Dan Cardinali, president of Communities in Schools, which developed the Diplomas Now program, said one of the major lessons of the initiative is that paid and trained staff are critical.

“If you think about the kids you all have, whether your own or loved ones or friends’ kids, you would never send your child when he or she is sick to a volunteer,” Cardinali said. “You would send him to the best professional you could find.”

Children in poverty often live in “sick environments,” he said, and thus need similar expert assistance.

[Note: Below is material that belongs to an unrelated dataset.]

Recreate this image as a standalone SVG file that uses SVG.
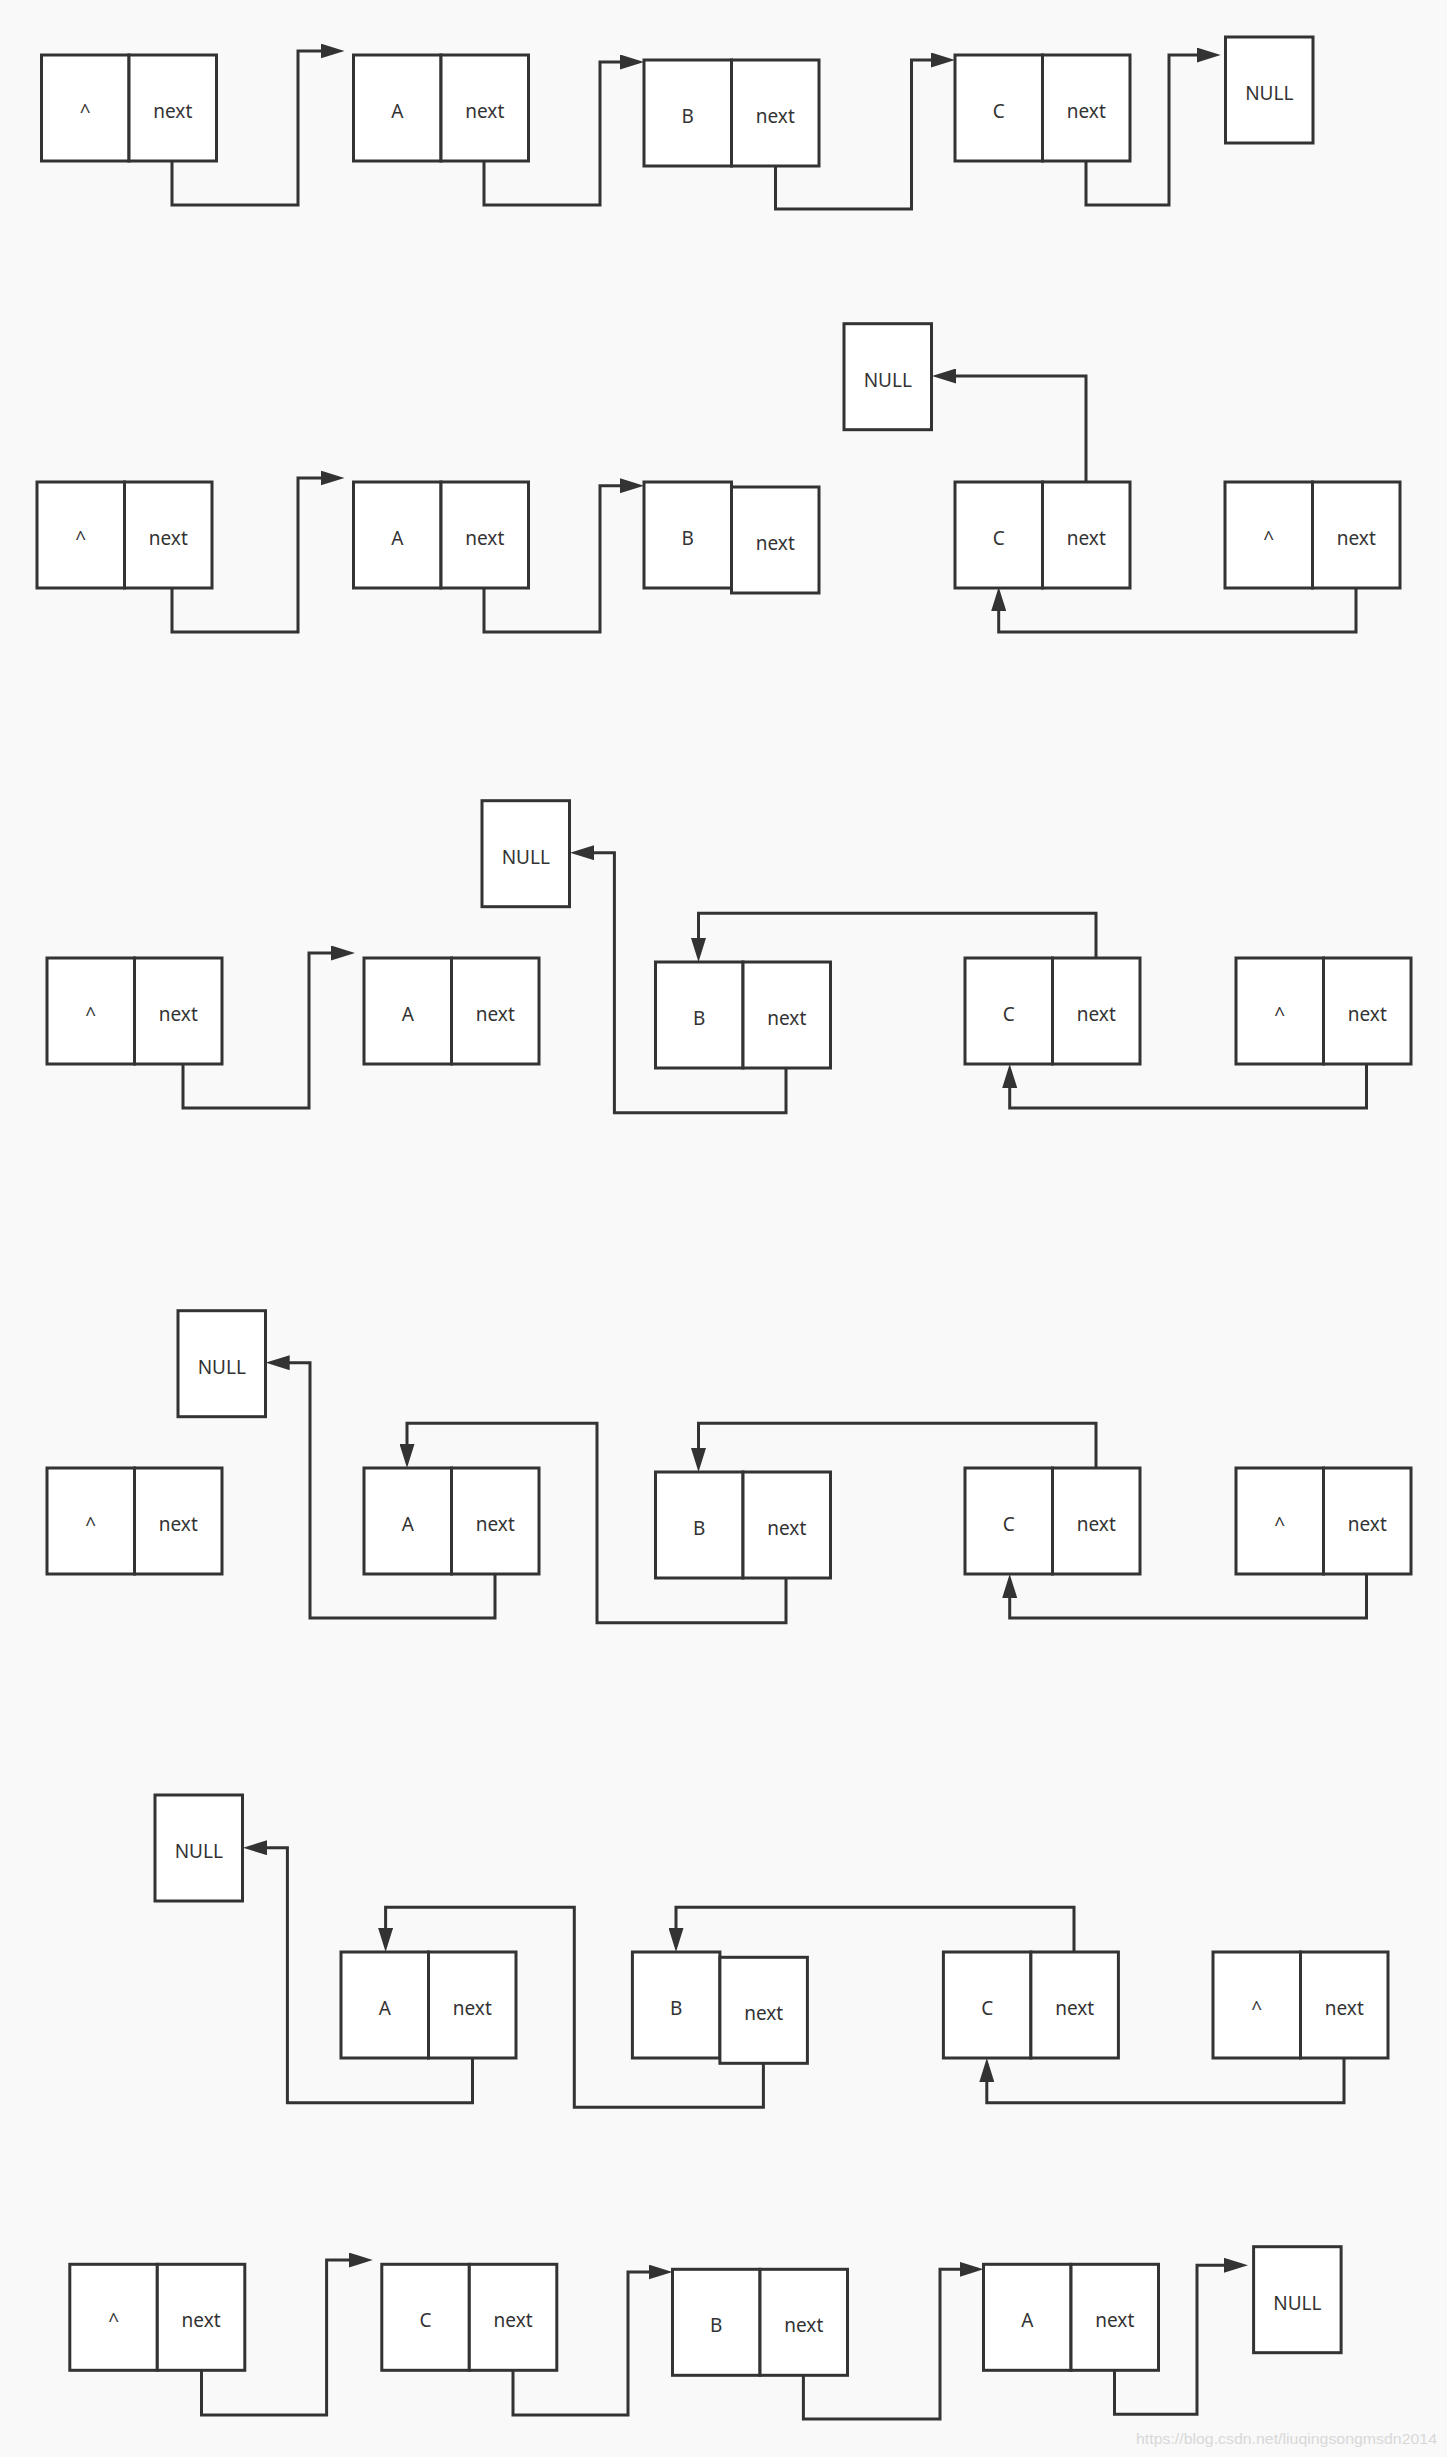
<svg xmlns="http://www.w3.org/2000/svg" width="1447" height="2457" viewBox="0 0 1447 2457">
<style>
.c{fill:#fff;stroke:#333;stroke-width:3}
.k{fill:none;stroke:#333;stroke-width:3;marker-end:url(#arr)}
.t{font-family:"Noto Sans","Liberation Sans",sans-serif;font-size:19px;fill:#333;text-anchor:middle}
.w{font-family:"Liberation Sans",sans-serif;font-size:15px;fill:#d8d8d8}
</style>
<defs>
<marker id="arr" markerUnits="userSpaceOnUse" markerWidth="24" markerHeight="15" refX="4" refY="7.5" orient="auto" viewBox="0 0 24 15"><path d="M0,0 L24,7.5 L0,15 z" fill="#333"/></marker>
</defs>
<rect x="0" y="0" width="1447" height="2457" fill="#f9f9f9"/>

<g id="connectors">
<path class="k" d="M172,161 V205 H298 V51 H324.5"/>
<path class="k" d="M484,161 V205 H600 V62 H624"/>
<path class="k" d="M775.5,165 V209 H911.5 V60 H935"/>
<path class="k" d="M1086,161 V205 H1169 V55 H1200.7"/>

<path class="k" d="M172,588 V632 H298 V478 H324.5"/>
<path class="k" d="M484,588 V632 H600 V485.7 H624"/>
<path class="k" d="M1086,482 V376 H952"/>
<path class="k" d="M1356,588 V632 H998.7 V607"/>

<path class="k" d="M183,1064 V1108 H309 V953 H335"/>
<path class="k" d="M786,1068 V1112.7 H614.4 V852.7 H590"/>
<path class="k" d="M1096,958 V913.3 H698.5 V942"/>
<path class="k" d="M1366.5,1064 V1108 H1009.7 V1084"/>

<path class="k" d="M495,1574 V1618 H310 V1362.7 H285.7"/>
<path class="k" d="M786,1578 V1622.7 H597 V1423.3 H407 V1448"/>
<path class="k" d="M1096,1468 V1423.3 H698.5 V1452"/>
<path class="k" d="M1366.5,1574 V1618 H1009.7 V1594"/>

<path class="k" d="M472.5,2058 V2102.7 H287.4 V1847.7 H263"/>
<path class="k" d="M763.4,2062.7 V2107.3 H574.3 V1907.3 H385.6 V1932"/>
<path class="k" d="M1074,1952 V1907.3 H676 V1932"/>
<path class="k" d="M1344,2058 V2102.7 H986.8 V2078"/>

<path class="k" d="M201.5,2370.3 V2415 H326.6 V2260 H352.8"/>
<path class="k" d="M513,2370.3 V2415 H628 V2272 H652.5"/>
<path class="k" d="M803.4,2374.3 V2419 H940 V2269.3 H963.5"/>
<path class="k" d="M1114.5,2370.3 V2414.3 H1197 V2265.3 H1228"/>
</g>

<!-- Row 1 -->
<g id="r1-head"><rect class="c" x="41.5" y="55" width="87.5" height="106"/><rect class="c" x="129" y="55" width="87.5" height="106"/><text class="t" x="85.3" y="118">^</text><text class="t" x="172.8" y="118">next</text></g>
<g id="r1-A"><rect class="c" x="353.5" y="55" width="87.5" height="106"/><rect class="c" x="441" y="55" width="87.5" height="106"/><text class="t" x="397.3" y="118">A</text><text class="t" x="484.8" y="118">next</text></g>
<g id="r1-B"><rect class="c" x="644" y="60" width="87.5" height="106"/><rect class="c" x="731.5" y="60" width="87.5" height="106"/><text class="t" x="687.8" y="123">B</text><text class="t" x="775.3" y="123">next</text></g>
<g id="r1-C"><rect class="c" x="955" y="55" width="87.5" height="106"/><rect class="c" x="1042.5" y="55" width="87.5" height="106"/><text class="t" x="998.8" y="118">C</text><text class="t" x="1086.3" y="118">next</text></g>
<g id="r1-NULL"><rect class="c" x="1225.5" y="37" width="87.5" height="106"/><text class="t" x="1269.3" y="100">NULL</text></g>

<!-- Row 2 -->
<g id="r2-head"><rect class="c" x="37" y="482" width="87.5" height="106"/><rect class="c" x="124.5" y="482" width="87.5" height="106"/><text class="t" x="80.8" y="545">^</text><text class="t" x="168.3" y="545">next</text></g>
<g id="r2-A"><rect class="c" x="353.5" y="482" width="87.5" height="106"/><rect class="c" x="441" y="482" width="87.5" height="106"/><text class="t" x="397.3" y="545">A</text><text class="t" x="484.8" y="545">next</text></g>
<g id="r2-B"><rect class="c" x="644" y="482" width="87.5" height="106"/><rect class="c" x="731.5" y="487" width="87.5" height="106"/><text class="t" x="687.8" y="545">B</text><text class="t" x="775.3" y="550">next</text></g>
<g id="r2-NULL"><rect class="c" x="844" y="323.7" width="87.5" height="106"/><text class="t" x="887.8" y="386.7">NULL</text></g>
<g id="r2-C"><rect class="c" x="955" y="482" width="87.5" height="106"/><rect class="c" x="1042.5" y="482" width="87.5" height="106"/><text class="t" x="998.8" y="545">C</text><text class="t" x="1086.3" y="545">next</text></g>
<g id="r2-head2"><rect class="c" x="1225" y="482" width="87.5" height="106"/><rect class="c" x="1312.5" y="482" width="87.5" height="106"/><text class="t" x="1268.8" y="545">^</text><text class="t" x="1356.3" y="545">next</text></g>

<!-- Row 3 -->
<g id="r3-NULL"><rect class="c" x="482" y="800.7" width="87.5" height="106"/><text class="t" x="525.8" y="863.7">NULL</text></g>
<g id="r3-head"><rect class="c" x="47" y="958" width="87.5" height="106"/><rect class="c" x="134.5" y="958" width="87.5" height="106"/><text class="t" x="90.8" y="1021">^</text><text class="t" x="178.3" y="1021">next</text></g>
<g id="r3-A"><rect class="c" x="364" y="958" width="87.5" height="106"/><rect class="c" x="451.5" y="958" width="87.5" height="106"/><text class="t" x="407.8" y="1021">A</text><text class="t" x="495.3" y="1021">next</text></g>
<g id="r3-B"><rect class="c" x="655.5" y="962" width="87.5" height="106"/><rect class="c" x="743" y="962" width="87.5" height="106"/><text class="t" x="699.3" y="1025">B</text><text class="t" x="786.8" y="1025">next</text></g>
<g id="r3-C"><rect class="c" x="965" y="958" width="87.5" height="106"/><rect class="c" x="1052.5" y="958" width="87.5" height="106"/><text class="t" x="1008.8" y="1021">C</text><text class="t" x="1096.3" y="1021">next</text></g>
<g id="r3-head2"><rect class="c" x="1236" y="958" width="87.5" height="106"/><rect class="c" x="1323.5" y="958" width="87.5" height="106"/><text class="t" x="1279.8" y="1021">^</text><text class="t" x="1367.3" y="1021">next</text></g>

<!-- Row 4 -->
<g id="r4-NULL"><rect class="c" x="178" y="1310.7" width="87.5" height="106"/><text class="t" x="221.8" y="1373.7">NULL</text></g>
<g id="r4-head"><rect class="c" x="47" y="1468" width="87.5" height="106"/><rect class="c" x="134.5" y="1468" width="87.5" height="106"/><text class="t" x="90.8" y="1531">^</text><text class="t" x="178.3" y="1531">next</text></g>
<g id="r4-A"><rect class="c" x="364" y="1468" width="87.5" height="106"/><rect class="c" x="451.5" y="1468" width="87.5" height="106"/><text class="t" x="407.8" y="1531">A</text><text class="t" x="495.3" y="1531">next</text></g>
<g id="r4-B"><rect class="c" x="655.5" y="1472" width="87.5" height="106"/><rect class="c" x="743" y="1472" width="87.5" height="106"/><text class="t" x="699.3" y="1535">B</text><text class="t" x="786.8" y="1535">next</text></g>
<g id="r4-C"><rect class="c" x="965" y="1468" width="87.5" height="106"/><rect class="c" x="1052.5" y="1468" width="87.5" height="106"/><text class="t" x="1008.8" y="1531">C</text><text class="t" x="1096.3" y="1531">next</text></g>
<g id="r4-head2"><rect class="c" x="1236" y="1468" width="87.5" height="106"/><rect class="c" x="1323.5" y="1468" width="87.5" height="106"/><text class="t" x="1279.8" y="1531">^</text><text class="t" x="1367.3" y="1531">next</text></g>

<!-- Row 5 -->
<g id="r5-NULL"><rect class="c" x="155" y="1795" width="87.5" height="106"/><text class="t" x="198.8" y="1858">NULL</text></g>
<g id="r5-A"><rect class="c" x="341" y="1952" width="87.5" height="106"/><rect class="c" x="428.5" y="1952" width="87.5" height="106"/><text class="t" x="384.8" y="2015">A</text><text class="t" x="472.3" y="2015">next</text></g>
<g id="r5-B"><rect class="c" x="632.4" y="1952" width="87.5" height="106"/><rect class="c" x="719.9" y="1957.3" width="87.5" height="106"/><text class="t" x="676.2" y="2015">B</text><text class="t" x="763.7" y="2020.3">next</text></g>
<g id="r5-C"><rect class="c" x="943.4" y="1952" width="87.5" height="106"/><rect class="c" x="1030.9" y="1952" width="87.5" height="106"/><text class="t" x="987.2" y="2015">C</text><text class="t" x="1074.7" y="2015">next</text></g>
<g id="r5-head2"><rect class="c" x="1213" y="1952" width="87.5" height="106"/><rect class="c" x="1300.5" y="1952" width="87.5" height="106"/><text class="t" x="1256.8" y="2015">^</text><text class="t" x="1344.3" y="2015">next</text></g>

<!-- Row 6 -->
<g id="r6-head"><rect class="c" x="69.8" y="2264.3" width="87.5" height="106"/><rect class="c" x="157.3" y="2264.3" width="87.5" height="106"/><text class="t" x="113.6" y="2327.3">^</text><text class="t" x="201.1" y="2327.3">next</text></g>
<g id="r6-C"><rect class="c" x="381.8" y="2264.3" width="87.5" height="106"/><rect class="c" x="469.3" y="2264.3" width="87.5" height="106"/><text class="t" x="425.6" y="2327.3">C</text><text class="t" x="513.1" y="2327.3">next</text></g>
<g id="r6-B"><rect class="c" x="672.5" y="2269.3" width="87.5" height="106"/><rect class="c" x="760" y="2269.3" width="87.5" height="106"/><text class="t" x="716.3" y="2332.3">B</text><text class="t" x="803.8" y="2332.3">next</text></g>
<g id="r6-A"><rect class="c" x="983.5" y="2264.3" width="87.5" height="106"/><rect class="c" x="1071" y="2264.3" width="87.5" height="106"/><text class="t" x="1027.3" y="2327.3">A</text><text class="t" x="1114.8" y="2327.3">next</text></g>
<g id="r6-NULL"><rect class="c" x="1253.6" y="2246.7" width="87.5" height="106"/><text class="t" x="1297.4" y="2309.7">NULL</text></g>

<text class="w" x="1136" y="2444" textLength="301" lengthAdjust="spacingAndGlyphs">https://blog.csdn.net/liuqingsongmsdn2014</text>
</svg>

Several speakers touted the Common Core State Standards Initiative, a state-led effort coordinated by the National Governors Association Center for Best Practices. Among other things, the standards call for making sure that K-12 standards are aligned with college and career expectations.

But several in the audience questioned whether the standards would actually lead to the desired outcome or just leave college administrators and employers with a false sense of hope.

Esteban Olivares, director of academic advising and retention at the University of the District of Columbia, sought to learn more about the discourse taking place in the pre-college world in order to better inform what he does at the postsecondary level.

While he said he found much of the summit valuable, he said he would have liked to have seen more attention on youths who drop out of college for reasons that transcend their academic preparedness.

” They talk about college readiness and decreasing the number of students that have to take developmental courses,” Olivares said. “But the research shows that students coming in with a 4.0 GPA, high International Baccalaureate and Advanced Placement scores, are still at risk of dropping out.

“There’s a lot of social emotional intelligence that students need to stay in college,” said Olivares, whose own college has a graduation rate that hovers between 8 and 10 percent. “I would have hoped there would have been more discussion about how do we work on making sure students not only graduate from high school but from college.”